→ **INSTRUCTION**:
Can you print the data exactly and leave out each image?

→ **INFORMATION SUPPLIED**:
<<<<

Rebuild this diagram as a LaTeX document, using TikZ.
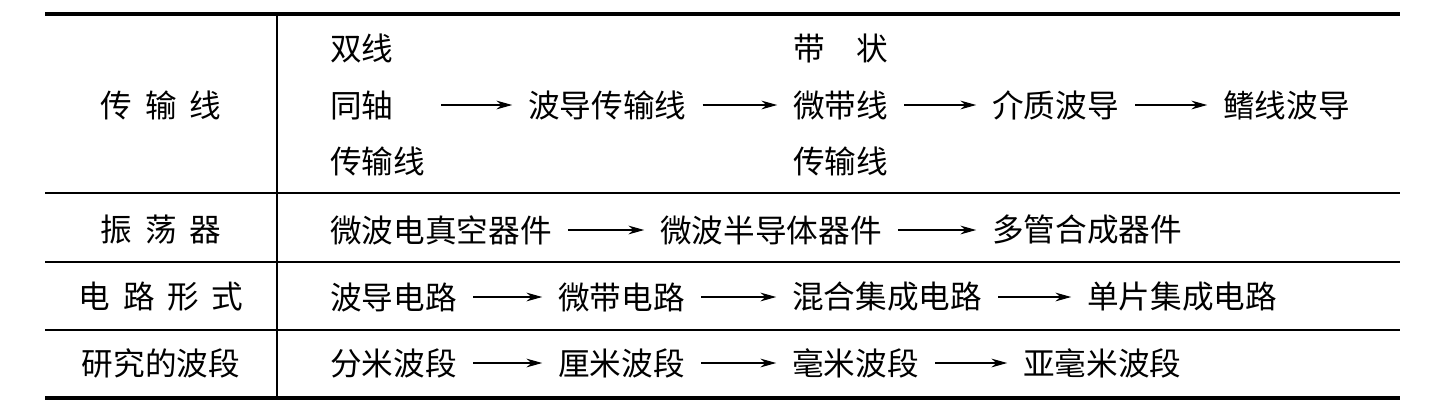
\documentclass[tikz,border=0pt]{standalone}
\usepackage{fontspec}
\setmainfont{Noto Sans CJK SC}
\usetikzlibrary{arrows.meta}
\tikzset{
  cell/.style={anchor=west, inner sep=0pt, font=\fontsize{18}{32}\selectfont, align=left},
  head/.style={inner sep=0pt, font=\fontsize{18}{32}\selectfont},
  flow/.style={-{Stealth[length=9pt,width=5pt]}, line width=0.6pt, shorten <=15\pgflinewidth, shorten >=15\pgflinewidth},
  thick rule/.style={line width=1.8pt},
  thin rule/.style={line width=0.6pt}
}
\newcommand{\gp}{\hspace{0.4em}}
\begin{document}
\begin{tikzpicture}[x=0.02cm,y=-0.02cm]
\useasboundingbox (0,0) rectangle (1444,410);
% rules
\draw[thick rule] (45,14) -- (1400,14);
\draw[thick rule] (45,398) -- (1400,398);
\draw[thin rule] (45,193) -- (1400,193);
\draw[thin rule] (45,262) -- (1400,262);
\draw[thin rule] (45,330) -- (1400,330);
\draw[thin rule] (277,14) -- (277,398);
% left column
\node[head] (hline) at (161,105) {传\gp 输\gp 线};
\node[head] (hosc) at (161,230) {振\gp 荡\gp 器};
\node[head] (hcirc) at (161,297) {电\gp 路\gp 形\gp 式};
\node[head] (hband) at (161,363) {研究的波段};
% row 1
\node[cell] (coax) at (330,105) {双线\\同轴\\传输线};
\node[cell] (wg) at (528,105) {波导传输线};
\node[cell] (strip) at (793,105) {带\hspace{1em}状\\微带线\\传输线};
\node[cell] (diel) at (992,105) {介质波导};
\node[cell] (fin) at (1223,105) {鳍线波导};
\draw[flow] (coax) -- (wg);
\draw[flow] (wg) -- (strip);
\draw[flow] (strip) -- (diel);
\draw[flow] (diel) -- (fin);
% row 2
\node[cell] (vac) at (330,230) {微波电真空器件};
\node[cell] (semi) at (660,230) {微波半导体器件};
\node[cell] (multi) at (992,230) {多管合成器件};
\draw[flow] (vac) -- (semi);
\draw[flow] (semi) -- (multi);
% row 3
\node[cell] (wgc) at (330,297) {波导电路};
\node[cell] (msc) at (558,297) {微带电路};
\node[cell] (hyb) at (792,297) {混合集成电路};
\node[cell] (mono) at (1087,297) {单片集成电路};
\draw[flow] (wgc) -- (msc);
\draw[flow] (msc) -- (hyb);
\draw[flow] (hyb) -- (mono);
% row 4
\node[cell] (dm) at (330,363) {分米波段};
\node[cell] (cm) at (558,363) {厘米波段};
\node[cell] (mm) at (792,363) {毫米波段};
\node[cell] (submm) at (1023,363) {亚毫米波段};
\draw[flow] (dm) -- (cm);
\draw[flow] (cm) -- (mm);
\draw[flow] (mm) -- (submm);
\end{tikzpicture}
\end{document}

>>>>

→ **FULL RESPONSE**:
Rebuild this diagram as a LaTeX document, using TikZ.
\documentclass[tikz,border=0pt]{standalone}
\usepackage{fontspec}
\setmainfont{Noto Sans CJK SC}
\usetikzlibrary{arrows.meta}
\tikzset{
  cell/.style={anchor=west, inner sep=0pt, font=\fontsize{18}{32}\selectfont, align=left},
  head/.style={inner sep=0pt, font=\fontsize{18}{32}\selectfont},
  flow/.style={-{Stealth[length=9pt,width=5pt]}, line width=0.6pt, shorten <=15\pgflinewidth, shorten >=15\pgflinewidth},
  thick rule/.style={line width=1.8pt},
  thin rule/.style={line width=0.6pt}
}
\newcommand{\gp}{\hspace{0.4em}}
\begin{document}
\begin{tikzpicture}[x=0.02cm,y=-0.02cm]
\useasboundingbox (0,0) rectangle (1444,410);
% rules
\draw[thick rule] (45,14) -- (1400,14);
\draw[thick rule] (45,398) -- (1400,398);
\draw[thin rule] (45,193) -- (1400,193);
\draw[thin rule] (45,262) -- (1400,262);
\draw[thin rule] (45,330) -- (1400,330);
\draw[thin rule] (277,14) -- (277,398);
% left column
\node[head] (hline) at (161,105) {传\gp 输\gp 线};
\node[head] (hosc) at (161,230) {振\gp 荡\gp 器};
\node[head] (hcirc) at (161,297) {电\gp 路\gp 形\gp 式};
\node[head] (hband) at (161,363) {研究的波段};
% row 1
\node[cell] (coax) at (330,105) {双线\\同轴\\传输线};
\node[cell] (wg) at (528,105) {波导传输线};
\node[cell] (strip) at (793,105) {带\hspace{1em}状\\微带线\\传输线};
\node[cell] (diel) at (992,105) {介质波导};
\node[cell] (fin) at (1223,105) {鳍线波导};
\draw[flow] (coax) -- (wg);
\draw[flow] (wg) -- (strip);
\draw[flow] (strip) -- (diel);
\draw[flow] (diel) -- (fin);
% row 2
\node[cell] (vac) at (330,230) {微波电真空器件};
\node[cell] (semi) at (660,230) {微波半导体器件};
\node[cell] (multi) at (992,230) {多管合成器件};
\draw[flow] (vac) -- (semi);
\draw[flow] (semi) -- (multi);
% row 3
\node[cell] (wgc) at (330,297) {波导电路};
\node[cell] (msc) at (558,297) {微带电路};
\node[cell] (hyb) at (792,297) {混合集成电路};
\node[cell] (mono) at (1087,297) {单片集成电路};
\draw[flow] (wgc) -- (msc);
\draw[flow] (msc) -- (hyb);
\draw[flow] (hyb) -- (mono);
% row 4
\node[cell] (dm) at (330,363) {分米波段};
\node[cell] (cm) at (558,363) {厘米波段};
\node[cell] (mm) at (792,363) {毫米波段};
\node[cell] (submm) at (1023,363) {亚毫米波段};
\draw[flow] (dm) -- (cm);
\draw[flow] (cm) -- (mm);
\draw[flow] (mm) -- (submm);
\end{tikzpicture}
\end{document}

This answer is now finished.